Will our leaders find the courage to chart such a middle course anytime soon? Unlikely. Hard-liners who control both parties will probably continue to make like the Hatfields and McCoys. Most likely, crazies on the right will continue to harass pregnant women at clinics, and, once in a while, kill doctors who perform abortions. Similarly, crazies on the left will probably try to shoot more people working at pro-life organizations.
Still, one can hope that this old, tired, vicious cycle will be broken in the not-too-distant future.
All that said, now is not the time to have this conversation. The nation faces far more urgent and serious problems. These pressing matters are being held hostage by one small-minded, selfish congressman who doesn’t know how to choose his words properly in an interview.
When someone says something breathtakingly stupid in a job interview, he or she doesn’t get hired. When someone running for high office says something breathtakingly stupid, that person deserves to lose. It’s that simple.

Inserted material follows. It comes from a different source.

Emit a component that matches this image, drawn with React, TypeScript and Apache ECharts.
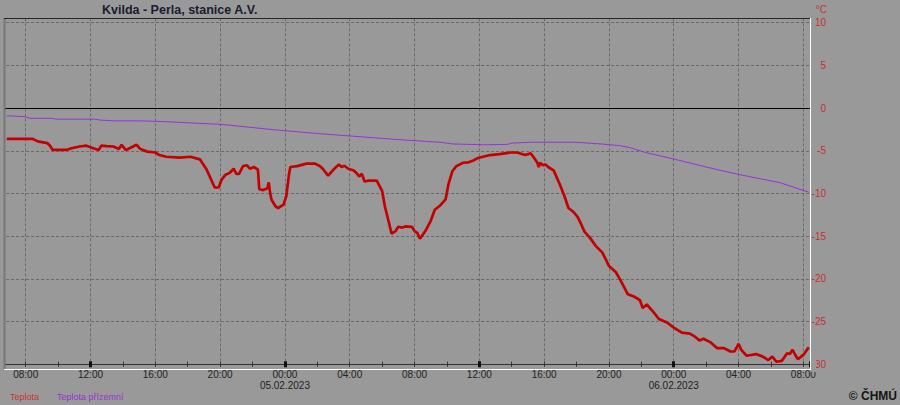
import React, { useEffect, useRef } from "react";
import * as echarts from "echarts";

const BG = "#999999";
const TITLE = "Kvilda - Perla, stanice A.V.";
const UNIT = "°C";
const SERIES_NAMES = ["Teplota", "Teplota přízemní"];
const COPYRIGHT = "© ČHMÚ";

// Teplota (air temperature)
const tempTimes = [
  "2023-02-04 06:50", "2023-02-04 08:25", "2023-02-04 08:45", "2023-02-04 09:20", "2023-02-04 09:30",
  "2023-02-04 09:40", "2023-02-04 10:30", "2023-02-04 10:50", "2023-02-04 11:20", "2023-02-04 11:45",
  "2023-02-04 12:10", "2023-02-04 12:30", "2023-02-04 12:40", "2023-02-04 13:00", "2023-02-04 13:25",
  "2023-02-04 13:45", "2023-02-04 13:55", "2023-02-04 14:10", "2023-02-04 14:25", "2023-02-04 14:50",
  "2023-02-04 15:05", "2023-02-04 15:30", "2023-02-04 16:00", "2023-02-04 16:15", "2023-02-04 16:40",
  "2023-02-04 17:30", "2023-02-04 18:10", "2023-02-04 18:45", "2023-02-04 19:10", "2023-02-04 19:40",
  "2023-02-04 19:55", "2023-02-04 20:05", "2023-02-04 20:20", "2023-02-04 20:35", "2023-02-04 20:50",
  "2023-02-04 21:00", "2023-02-04 21:10", "2023-02-04 21:25", "2023-02-04 21:40", "2023-02-04 21:50",
  "2023-02-04 22:05", "2023-02-04 22:20", "2023-02-04 22:25", "2023-02-04 22:40", "2023-02-04 22:55",
  "2023-02-04 23:00", "2023-02-04 23:05", "2023-02-04 23:10", "2023-02-04 23:25", "2023-02-04 23:35",
  "2023-02-04 23:55",
  "2023-02-05 00:05", "2023-02-05 00:15", "2023-02-05 00:20", "2023-02-05 00:45", "2023-02-05 01:20",
  "2023-02-05 01:50", "2023-02-05 02:10", "2023-02-05 02:20", "2023-02-05 02:40", "2023-02-05 03:00",
  "2023-02-05 03:20", "2023-02-05 03:30", "2023-02-05 03:40", "2023-02-05 03:55", "2023-02-05 04:15",
  "2023-02-05 04:25", "2023-02-05 04:35", "2023-02-05 04:45", "2023-02-05 04:55", "2023-02-05 05:10",
  "2023-02-05 05:40", "2023-02-05 06:00", "2023-02-05 06:10", "2023-02-05 06:25", "2023-02-05 06:35",
  "2023-02-05 06:50", "2023-02-05 07:00", "2023-02-05 07:15", "2023-02-05 07:25", "2023-02-05 07:50",
  "2023-02-05 08:00", "2023-02-05 08:10", "2023-02-05 08:20", "2023-02-05 08:40", "2023-02-05 09:00",
  "2023-02-05 09:15", "2023-02-05 09:35", "2023-02-05 09:55", "2023-02-05 10:05", "2023-02-05 10:20",
  "2023-02-05 10:35", "2023-02-05 11:00", "2023-02-05 11:20", "2023-02-05 11:40", "2023-02-05 11:55",
  "2023-02-05 12:40", "2023-02-05 13:15", "2023-02-05 13:55", "2023-02-05 14:20", "2023-02-05 14:50",
  "2023-02-05 15:10", "2023-02-05 15:20", "2023-02-05 15:35", "2023-02-05 15:40", "2023-02-05 15:45",
  "2023-02-05 15:55", "2023-02-05 16:05", "2023-02-05 16:15", "2023-02-05 16:35", "2023-02-05 16:45",
  "2023-02-05 17:00", "2023-02-05 17:15", "2023-02-05 17:30", "2023-02-05 17:50", "2023-02-05 18:05",
  "2023-02-05 18:20", "2023-02-05 18:30", "2023-02-05 18:50", "2023-02-05 19:10", "2023-02-05 19:35",
  "2023-02-05 19:45", "2023-02-05 20:00", "2023-02-05 20:25", "2023-02-05 20:40", "2023-02-05 21:00",
  "2023-02-05 21:10", "2023-02-05 21:35", "2023-02-05 21:55", "2023-02-05 22:05", "2023-02-05 22:20",
  "2023-02-05 22:45", "2023-02-05 23:05", "2023-02-05 23:35",
  "2023-02-06 00:00", "2023-02-06 00:30", "2023-02-06 01:00", "2023-02-06 01:20", "2023-02-06 01:35",
  "2023-02-06 01:50", "2023-02-06 02:15", "2023-02-06 02:40", "2023-02-06 03:05", "2023-02-06 03:30",
  "2023-02-06 03:45", "2023-02-06 04:00", "2023-02-06 04:10", "2023-02-06 04:30", "2023-02-06 05:05",
  "2023-02-06 05:30", "2023-02-06 05:50", "2023-02-06 06:05", "2023-02-06 06:20", "2023-02-06 06:40",
  "2023-02-06 07:00", "2023-02-06 07:10", "2023-02-06 07:20", "2023-02-06 07:30", "2023-02-06 07:40",
  "2023-02-06 08:00", "2023-02-06 08:20",
];
const tempValues = [
  -3.6, -3.6, -3.9, -4.1, -4.4,
  -4.9, -4.9, -4.7, -4.5, -4.4,
  -4.7, -4.9, -4.4, -4.45, -4.5,
  -4.8, -4.3, -4.9, -4.7, -4.3,
  -4.8, -5.1, -5.2, -5.5, -5.7,
  -5.8, -5.7, -6.0, -7.2, -9.3,
  -9.3, -8.4, -7.8, -7.6, -7.1,
  -7.7, -7.7, -6.8, -6.7, -7.1,
  -6.9, -7.2, -9.5, -9.6, -9.4,
  -8.7, -9.9, -10.7, -11.5, -11.7,
  -11.3,
  -10.3, -7.8, -6.9, -6.8, -6.5,
  -6.5, -6.8, -7.1, -7.9, -7.2,
  -6.6, -6.9, -6.75, -7.1, -7.3,
  -7.6, -8.0, -7.7, -8.6, -8.5,
  -8.5, -9.7, -11.5, -13.4, -14.7,
  -14.4, -13.9, -14.0, -13.85, -13.9,
  -14.4, -14.6, -15.3, -14.4, -13.2,
  -11.9, -11.4, -10.7, -9.0, -7.4,
  -6.8, -6.4, -6.35, -6.1, -5.85,
  -5.5, -5.4, -5.2, -5.2, -5.5,
  -5.3, -5.7, -6.4, -6.9, -6.4,
  -6.7, -6.6, -6.9, -7.3, -8.0,
  -9.1, -10.3, -11.7, -12.2, -12.8,
  -13.8, -14.5, -15.2, -16.1, -16.9,
  -17.5, -18.5, -19.2, -20.0, -21.2,
  -21.8, -22.1, -22.5, -23.4, -23.0,
  -23.9, -24.7, -25.1,
  -25.7, -26.3, -26.4, -26.8, -27.2,
  -27.0, -27.4, -28.1, -28.1, -28.5,
  -28.5, -27.6, -28.3, -29.0, -28.8,
  -29.1, -29.5, -29.1, -29.7, -29.6,
  -28.7, -28.8, -28.3, -28.9, -29.4,
  -28.9, -28.0,
];

// Teplota přízemní (ground temperature)
const groundTimes = [
  "2023-02-04 06:50", "2023-02-04 07:55", "2023-02-04 08:15", "2023-02-04 09:40", "2023-02-04 09:50",
  "2023-02-04 12:15", "2023-02-04 12:35", "2023-02-04 13:25", "2023-02-04 15:05", "2023-02-04 16:00",
  "2023-02-04 16:40", "2023-02-04 20:00", "2023-02-04 23:40",
  "2023-02-05 02:10", "2023-02-05 04:15", "2023-02-05 07:05", "2023-02-05 09:35", "2023-02-05 10:20",
  "2023-02-05 12:20", "2023-02-05 13:45", "2023-02-05 14:00", "2023-02-05 15:10", "2023-02-05 17:55",
  "2023-02-05 19:30", "2023-02-05 20:40", "2023-02-05 21:20", "2023-02-05 22:15",
  "2023-02-06 00:05", "2023-02-06 01:35", "2023-02-06 02:40", "2023-02-06 04:05", "2023-02-06 06:35",
  "2023-02-06 08:20",
];
const groundValues = [
  -0.9, -1.0, -1.2, -1.2, -1.3,
  -1.3, -1.4, -1.5, -1.5, -1.55,
  -1.6, -1.9, -2.6,
  -3.0, -3.3, -3.7, -4.0, -4.2,
  -4.3, -4.25, -4.1, -4.0, -4.0,
  -4.2, -4.4, -4.65, -5.2,
  -6.0, -6.7, -7.2, -7.8, -8.75,
  -9.85,
];

// axis ranges (hours since 04.02.2023 00:00, °C)
const X_MIN = 0;
const X_MAX = 56.41;
const X_VISIBLE_FROM = 6.72; // left edge of the plot frame
const Y_MIN = -30;
const Y_MAX = 10.5;

function toHours(s: string): number {
  const day = parseInt(s.slice(8, 10), 10);
  const h = parseInt(s.slice(11, 13), 10);
  const m = parseInt(s.slice(14, 16), 10);
  return (day - 4) * 24 + h + m / 60;
}

const pad = (n: number) => (n < 10 ? "0" + n : "" + n);

function xLabel(v: number): string {
  if (v < X_VISIBLE_FROM) return "";
  if (Math.abs(v - Math.round(v)) > 1e-6 || Math.round(v) % 4 !== 0) return "";
  const hv = Math.round(v);
  const hour = hv % 24;
  const day = 4 + Math.floor(hv / 24);
  let s = pad(hour) + ":00";
  if (hour === 0) s += "\n" + pad(day) + ".02.2023";
  return s;
}

function yLabel(v: number): string {
  if (Math.abs(v % 5) > 1e-6) return "";
  return String(v);
}

const FONT = "'Liberation Sans', Arial, sans-serif";

export default function App() {
  const ref = useRef<HTMLDivElement>(null);
  useEffect(() => {
    if (!ref.current) return;
    const chart = echarts.init(ref.current, null, { renderer: "svg" });
    const red = tempTimes.map((t, i) => [toHours(t), tempValues[i]]);
    const purple = groundTimes.map((t, i) => [toHours(t), groundValues[i]]);
    const dashed = { color: "#6a6a6a", type: [3, 2] as any, width: 1 };
    const tickAxisBase = {
      type: "value" as const,
      min: X_MIN,
      max: X_MAX,
      position: "bottom" as const,
      axisLine: { show: false, onZero: false },
      axisLabel: { show: false },
      splitLine: { show: false },
    };
    chart.setOption({
      animation: false,
      backgroundColor: BG,
      textStyle: { fontFamily: FONT },
      grid: {
        left: -103.9, right: 90, top: 18.4, bottom: 40.7,
        containLabel: false, outerBoundsMode: "none",
      } as any,
      xAxis: [
        {
          type: "value",
          min: X_MIN,
          max: X_MAX,
          interval: 4,
          position: "bottom",
          axisLine: { show: true, onZero: false, lineStyle: { color: "#333", width: 1 } },
          axisTick: { show: false },
          axisLabel: {
            formatter: xLabel,
            color: "#222",
            fontSize: 10,
            fontFamily: FONT,
            margin: 5,
            lineHeight: 11,
          },
          splitLine: { show: true, lineStyle: dashed },
        },
        {
          ...tickAxisBase,
          interval: 2,
          offset: -2.5,
          axisTick: { show: true, length: 5, lineStyle: { color: "#333", width: 1 } },
        },
        {
          ...tickAxisBase,
          interval: 12,
          offset: -3,
          axisTick: { show: true, length: 6, lineStyle: { color: "#111", width: 3 } },
        },
      ],
      yAxis: {
        type: "value",
        min: Y_MIN,
        max: Y_MAX,
        interval: 5,
        position: "right",
        axisLine: { show: false },
        axisTick: { show: false },
        axisLabel: {
          formatter: yLabel,
          color: "#c83030",
          fontSize: 10,
          fontFamily: FONT,
          align: "right",
          margin: 16,
        },
        splitLine: { show: true, lineStyle: dashed },
      },
      series: [
        {
          name: SERIES_NAMES[0],
          type: "line",
          data: red,
          showSymbol: false,
          symbol: "none",
          lineStyle: { color: "#c40000", width: 2.7 },
          itemStyle: { color: "#c40000" },
          z: 3,
          markLine: {
            silent: true,
            symbol: ["none", "none"],
            label: { show: false },
            lineStyle: { color: "#000", type: "solid", width: 1 },
            data: [{ yAxis: 0 }],
          },
        },
        {
          name: SERIES_NAMES[1],
          type: "line",
          data: purple,
          showSymbol: false,
          symbol: "none",
          lineStyle: { color: "#9a30d8", width: 1 },
          itemStyle: { color: "#9a30d8" },
          z: 4,
        },
      ],
      graphic: [
        { type: "rect", shape: { x: 0, y: 12, width: 4, height: 362 }, style: { fill: BG }, z: 100 },
        { type: "rect", shape: { x: 811, y: 356, width: 5, height: 16 }, style: { fill: BG }, z: 100 },
        { type: "line", shape: { x1: 4.5, y1: 18, x2: 4.5, y2: 370 }, style: { stroke: "#787878", lineWidth: 2 }, z: 101 },
        { type: "line", shape: { x1: 4, y1: 18.5, x2: 810, y2: 18.5 }, style: { stroke: "#262626", lineWidth: 1 }, z: 101 },
        { type: "line", shape: { x1: 810.5, y1: 18, x2: 810.5, y2: 370 }, style: { stroke: "#ffffff", lineWidth: 1 }, z: 101 },
        { type: "line", shape: { x1: 4, y1: 369.5, x2: 811, y2: 369.5 }, style: { stroke: "#ffffff", lineWidth: 1 }, z: 101 },
        {
          type: "text", x: 102, y: 10, z: 102,
          style: { text: TITLE, fill: "#1c1c30", font: "bold 12.5px " + FONT, textAlign: "left", textVerticalAlign: "middle" },
        },
        {
          type: "text", x: 827, y: 9, z: 102,
          style: { text: UNIT, fill: "#c83030", font: "10px " + FONT, textAlign: "right", textVerticalAlign: "middle" },
        },
        {
          type: "text", x: 10, y: 397, z: 102,
          style: { text: SERIES_NAMES[0], fill: "#d03030", font: "9px " + FONT, textAlign: "left", textVerticalAlign: "middle" },
        },
        {
          type: "text", x: 57, y: 397, z: 102,
          style: { text: SERIES_NAMES[1], fill: "#9a30d8", font: "9px " + FONT, textAlign: "left", textVerticalAlign: "middle" },
        },
        {
          type: "text", x: 897, y: 396, z: 102,
          style: { text: COPYRIGHT, fill: "#141414", font: "bold 12px " + FONT, textAlign: "right", textVerticalAlign: "middle" },
        },
      ],
    });
    return () => chart.dispose();
  }, []);
  return (
    <div
      ref={ref}
      style={{ position: "fixed", left: 0, top: 0, width: 900, height: 405, background: BG }}
    />
  );
}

Sure, there’s a double standard. Democrats seem to be able to get away with saying anything. Joe “Chains” Biden should have been packed off to the funny farm a long time ago. President Obama can talk about “a typical white person” all he wants. When Nancy Pelosi was Speaker of the House, she repeatedly railed against “unpatriotic” Republicans. But being able to get away with such nonsense doesn’t justify it.
With all their faults, the Republicans have something that the Democrats seem to lack: shame. When one of their own shames them, Republicans do everything they can to get rid of that person in a hurry. With shame comes humility, something in short supply among too many of today’s leaders.
With 8.3 percent unemployment, miniscule GDP growth, and a 16 trillion debt, the nation is heading off a fiscal cliff. Iran is about to get nuclear weapons, Afghanistan is imploding, and 2012 Europe is looking more like the Europe of 1848 every day. And we have a president who doesn’t have a clue.
Do we really want to spend all our time arguing about a selfish, silly congressman?
America has better things to do, and her survival depends upon doing them. Rep. Akin, if you don’t quit, prepare to be pushed out, so we can all move on.